» Task instructions:
Exclude the pictures and reproduce the remaining data exactly as written.

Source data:

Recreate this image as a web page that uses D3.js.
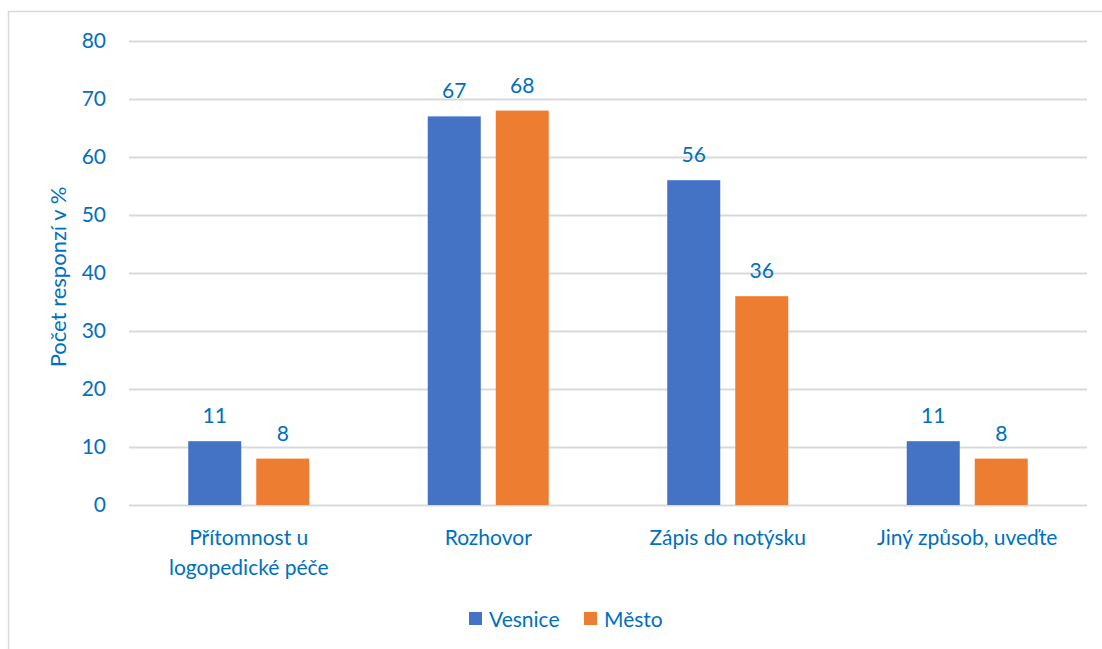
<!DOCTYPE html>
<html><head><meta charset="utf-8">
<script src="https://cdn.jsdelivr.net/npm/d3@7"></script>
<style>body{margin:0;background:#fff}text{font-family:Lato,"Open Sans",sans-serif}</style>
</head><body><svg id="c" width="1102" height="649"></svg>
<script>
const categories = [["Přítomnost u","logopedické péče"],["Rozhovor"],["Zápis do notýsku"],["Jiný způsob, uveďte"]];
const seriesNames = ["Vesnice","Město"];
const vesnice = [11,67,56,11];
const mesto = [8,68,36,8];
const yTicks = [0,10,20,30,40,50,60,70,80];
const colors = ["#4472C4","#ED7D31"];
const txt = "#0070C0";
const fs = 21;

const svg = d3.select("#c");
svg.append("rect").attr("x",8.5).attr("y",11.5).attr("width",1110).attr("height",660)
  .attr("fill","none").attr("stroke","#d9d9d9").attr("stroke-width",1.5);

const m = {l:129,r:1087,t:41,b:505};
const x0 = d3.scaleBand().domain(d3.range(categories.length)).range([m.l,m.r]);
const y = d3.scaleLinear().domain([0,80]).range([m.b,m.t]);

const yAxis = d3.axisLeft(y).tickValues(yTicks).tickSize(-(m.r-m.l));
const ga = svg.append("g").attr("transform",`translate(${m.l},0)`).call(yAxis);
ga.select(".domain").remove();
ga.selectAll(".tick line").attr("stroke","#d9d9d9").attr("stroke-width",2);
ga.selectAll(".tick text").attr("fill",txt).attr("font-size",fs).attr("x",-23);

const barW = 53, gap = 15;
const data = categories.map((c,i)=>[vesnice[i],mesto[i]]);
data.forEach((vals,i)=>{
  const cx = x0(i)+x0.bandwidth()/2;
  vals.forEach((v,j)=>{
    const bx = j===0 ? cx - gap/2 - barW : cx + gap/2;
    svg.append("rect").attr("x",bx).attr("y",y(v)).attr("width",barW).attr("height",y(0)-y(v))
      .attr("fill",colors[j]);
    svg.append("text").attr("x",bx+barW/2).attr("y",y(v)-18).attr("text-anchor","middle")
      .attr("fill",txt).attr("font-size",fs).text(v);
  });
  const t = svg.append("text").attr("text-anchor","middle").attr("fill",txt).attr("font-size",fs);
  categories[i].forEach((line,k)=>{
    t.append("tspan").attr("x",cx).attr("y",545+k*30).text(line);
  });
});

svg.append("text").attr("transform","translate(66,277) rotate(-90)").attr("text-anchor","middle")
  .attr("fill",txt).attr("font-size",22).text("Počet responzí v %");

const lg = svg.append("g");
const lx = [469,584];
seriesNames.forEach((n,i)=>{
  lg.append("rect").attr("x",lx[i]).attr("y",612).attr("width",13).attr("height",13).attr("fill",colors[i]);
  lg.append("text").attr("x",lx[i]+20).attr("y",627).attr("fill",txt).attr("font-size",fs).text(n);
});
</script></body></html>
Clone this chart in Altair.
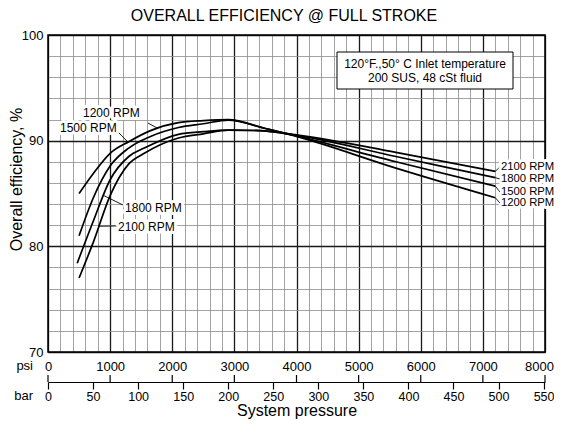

» Solved problem:
Recreate this image as a web page that uses D3.js.
<!DOCTYPE html>
<html><head><meta charset="utf-8">
<script src="https://cdn.jsdelivr.net/npm/d3@7"></script>
<style>body{margin:0;background:#fff}text{font-family:Lato,"Open Sans",sans-serif}</style>
</head><body><svg id="c" width="1102" height="649"></svg>
<script>
const categories = [["Přítomnost u","logopedické péče"],["Rozhovor"],["Zápis do notýsku"],["Jiný způsob, uveďte"]];
const seriesNames = ["Vesnice","Město"];
const vesnice = [11,67,56,11];
const mesto = [8,68,36,8];
const yTicks = [0,10,20,30,40,50,60,70,80];
const colors = ["#4472C4","#ED7D31"];
const txt = "#0070C0";
const fs = 21;

const svg = d3.select("#c");
svg.append("rect").attr("x",8.5).attr("y",11.5).attr("width",1110).attr("height",660)
  .attr("fill","none").attr("stroke","#d9d9d9").attr("stroke-width",1.5);

const m = {l:129,r:1087,t:41,b:505};
const x0 = d3.scaleBand().domain(d3.range(categories.length)).range([m.l,m.r]);
const y = d3.scaleLinear().domain([0,80]).range([m.b,m.t]);

const yAxis = d3.axisLeft(y).tickValues(yTicks).tickSize(-(m.r-m.l));
const ga = svg.append("g").attr("transform",`translate(${m.l},0)`).call(yAxis);
ga.select(".domain").remove();
ga.selectAll(".tick line").attr("stroke","#d9d9d9").attr("stroke-width",2);
ga.selectAll(".tick text").attr("fill",txt).attr("font-size",fs).attr("x",-23);

const barW = 53, gap = 15;
const data = categories.map((c,i)=>[vesnice[i],mesto[i]]);
data.forEach((vals,i)=>{
  const cx = x0(i)+x0.bandwidth()/2;
  vals.forEach((v,j)=>{
    const bx = j===0 ? cx - gap/2 - barW : cx + gap/2;
    svg.append("rect").attr("x",bx).attr("y",y(v)).attr("width",barW).attr("height",y(0)-y(v))
      .attr("fill",colors[j]);
    svg.append("text").attr("x",bx+barW/2).attr("y",y(v)-18).attr("text-anchor","middle")
      .attr("fill",txt).attr("font-size",fs).text(v);
  });
  const t = svg.append("text").attr("text-anchor","middle").attr("fill",txt).attr("font-size",fs);
  categories[i].forEach((line,k)=>{
    t.append("tspan").attr("x",cx).attr("y",545+k*30).text(line);
  });
});

svg.append("text").attr("transform","translate(66,277) rotate(-90)").attr("text-anchor","middle")
  .attr("fill",txt).attr("font-size",22).text("Počet responzí v %");

const lg = svg.append("g");
const lx = [469,584];
seriesNames.forEach((n,i)=>{
  lg.append("rect").attr("x",lx[i]).attr("y",612).attr("width",13).attr("height",13).attr("fill",colors[i]);
  lg.append("text").attr("x",lx[i]+20).attr("y",627).attr("fill",txt).attr("font-size",fs).text(n);
});
</script></body></html>
Clone this chart in Altair.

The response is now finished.